This work addresses the manufacturing complexity of beyond-diagonal reconfigurable intelligent surfaces (BD-RISs) arising from dense inter-element interconnections, which typically necessitate multilayer printed circuit boards (PCBs). To tackle this challenge, the authors introduce, for the first time, a graph-theoretic modeling approach that abstracts the BD-RIS connectivity structure as a graph. Leveraging planarity testing theory, they systematically identify planar connection architectures realizable on double-layer PCBs. Within this constraint, they further pinpoint the BD-RIS topology that maximizes degrees of freedom, achieving excellent beamforming performance while substantially reducing hardware implementation complexity. This study thus provides both theoretical grounding and a practical design pathway toward low-cost, high-performance RIS implementations.

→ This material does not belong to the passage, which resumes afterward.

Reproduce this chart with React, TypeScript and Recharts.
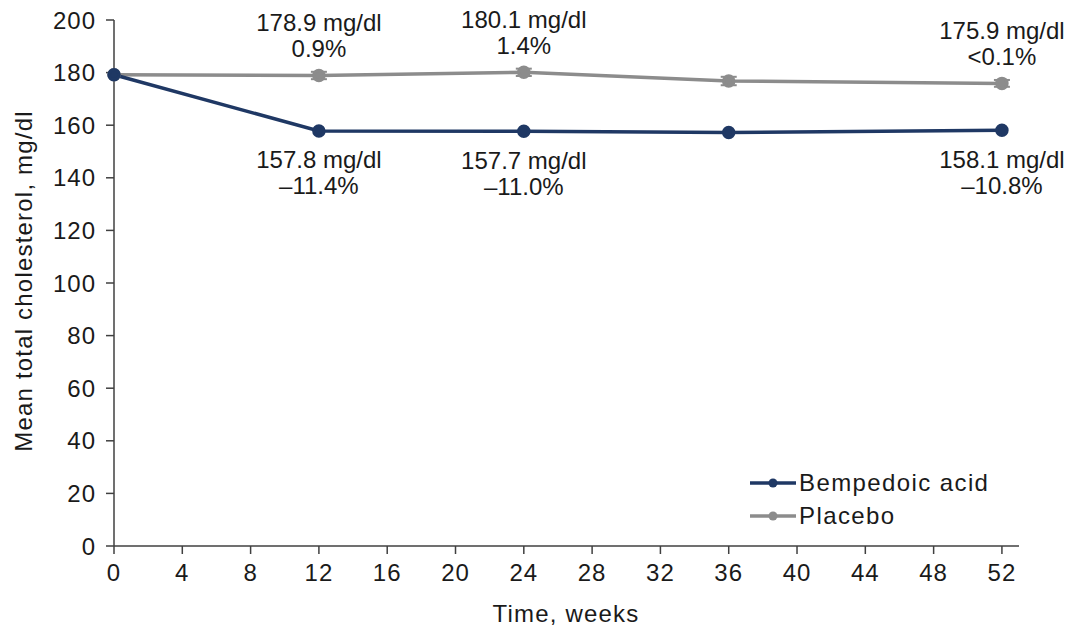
import React from 'react';
import { LineChart, Line, XAxis, YAxis, ErrorBar, LabelList } from 'recharts';

document.body.style.margin = '0';

const weeks = [0, 12, 24, 36, 52];
const bempedoic = [179.2, 157.8, 157.7, 157.2, 158.1];
const placebo = [179.2, 178.9, 180.1, 176.8, 175.9];
const placeboErr = [0, 1.4, 1.4, 1.6, 1.3];
const bempedoicTop = ['', '157.8 mg/dl', '157.7 mg/dl', '', '158.1 mg/dl'];
const bempedoicBottom = ['', '\u201311.4%', '\u201311.0%', '', '\u201310.8%'];
const placeboTop = ['', '178.9 mg/dl', '180.1 mg/dl', '', '175.9 mg/dl'];
const placeboBottom = ['', '0.9%', '1.4%', '', '<0.1%'];
const xTicks = [0, 4, 8, 12, 16, 20, 24, 28, 32, 36, 40, 44, 48, 52];
const yTicks = [0, 20, 40, 60, 80, 100, 120, 140, 160, 180, 200];

const BLUE = '#1f3864';
const GREY = '#8c8c8c';
const TEXT = '#1a1a1a';
const FONT = '"Liberation Sans", Arial, sans-serif';

const data = weeks.map((w, i) => ({
  week: w,
  bempedoic: bempedoic[i],
  placebo: placebo[i],
  placeboErr: placeboErr[i],
}));

const makeLabel = (top: string[], bottom: string[], above: boolean) => (props: any) => {
  const { x, y, index } = props;
  if (!top[index]) return null;
  const y1 = above ? y - 53 : y + 29;
  const y2 = above ? y - 27 : y + 55;
  return (
    <g>
      <text x={x} y={y1} textAnchor="middle" dominantBaseline="central" fontSize={24} fill={TEXT} fontFamily={FONT}>
        {top[index]}
      </text>
      <text x={x} y={y2} textAnchor="middle" dominantBaseline="central" fontSize={24} fill={TEXT} fontFamily={FONT}>
        {bottom[index]}
      </text>
    </g>
  );
};

const YTitle = () => (
  <text x={23} y={281} transform="rotate(-90 23 281)" textAnchor="middle" dominantBaseline="central" fontSize={24} letterSpacing={1.2} fill={TEXT} fontFamily={FONT}>
    Mean total cholesterol, mg/dl
  </text>
);

const XTitle = () => (
  <text x={566} y={613} textAnchor="middle" dominantBaseline="central" fontSize={24} letterSpacing={1.2} fill={TEXT} fontFamily={FONT}>
    Time, weeks
  </text>
);

const LegendBox = () => (
  <div style={{ position: 'absolute', left: 750, top: 466, fontFamily: FONT, fontSize: 24, letterSpacing: 1.4, color: TEXT }}>
    {[
      { name: 'Bempedoic acid', color: BLUE },
      { name: 'Placebo', color: GREY },
    ].map((e) => (
      <div key={e.name} style={{ display: 'flex', alignItems: 'center', height: 33 }}>
        <svg width={46} height={12} style={{ marginRight: 3 }}>
          <line x1={0} y1={6} x2={46} y2={6} stroke={e.color} strokeWidth={3.5} />
          <circle cx={23} cy={6} r={4.5} fill={e.color} />
        </svg>
        <span>{e.name}</span>
      </div>
    ))}
  </div>
);

const tickStyle = { fill: TEXT, fontSize: 24, fontFamily: FONT, letterSpacing: 1 };

export default function App() {
  return (
    <div style={{ position: 'relative', width: 1077, height: 631 }}>
      <LineChart width={1077} height={631} data={data} margin={{ top: 20, right: 58, bottom: 55, left: 0 }}>
        <XAxis
          dataKey="week"
          type="number"
          domain={[0, 53]}
          ticks={xTicks}
          interval={0}
          height={30}
          tickSize={8}
          tickMargin={10}
          axisLine={{ stroke: '#404040', strokeWidth: 1.5 }}
          tickLine={{ stroke: '#404040', strokeWidth: 1.5 }}
          tick={tickStyle}
          label={<XTitle />}
        />
        <YAxis
          type="number"
          domain={[0, 200]}
          ticks={yTicks}
          interval={0}
          width={114}
          tickSize={8}
          tickMargin={10}
          axisLine={{ stroke: '#404040', strokeWidth: 1.5 }}
          tickLine={{ stroke: '#404040', strokeWidth: 1.5 }}
          tick={tickStyle}
          label={<YTitle />}
        />
        <Line
          dataKey="placebo"
          name="Placebo"
          stroke={GREY}
          strokeWidth={3.5}
          dot={{ r: 5, fill: GREY, stroke: GREY }}
          isAnimationActive={false}
        >
          <ErrorBar dataKey="placeboErr" width={8} stroke={GREY} strokeWidth={2} direction="y" />
          <LabelList dataKey="placebo" content={makeLabel(placeboTop, placeboBottom, true)} />
        </Line>
        <Line
          dataKey="bempedoic"
          name="Bempedoic acid"
          stroke={BLUE}
          strokeWidth={3.5}
          dot={{ r: 5, fill: BLUE, stroke: BLUE }}
          isAnimationActive={false}
        >
          <LabelList dataKey="bempedoic" content={makeLabel(bempedoicTop, bempedoicBottom, false)} />
        </Line>
      </LineChart>
      <LegendBox />
    </div>
  );
}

Reconfigurable intelligent surfaces (RISs) enable programmable control of the wireless propagation environment and are key enablers for future networks. Beyond-diagonal RIS (BD-RIS) architectures enhance conventional RIS by interconnecting elements through tunable impedance components, offering greater flexibility with higher circuit complexity. However, excessive interconnections between BD-RIS elements require multi-layer printed circuit board (PCB) designs, increasing fabrication difficulty. In this letter, we use graph theory to characterize the BD-RIS architectures that can be realized on double-layer PCBs, denoted as planar-connected RISs. Among the possible planar-connected RISs, we identify the ones with the most degrees of freedom, expected to achieve the best performance under practical constraints.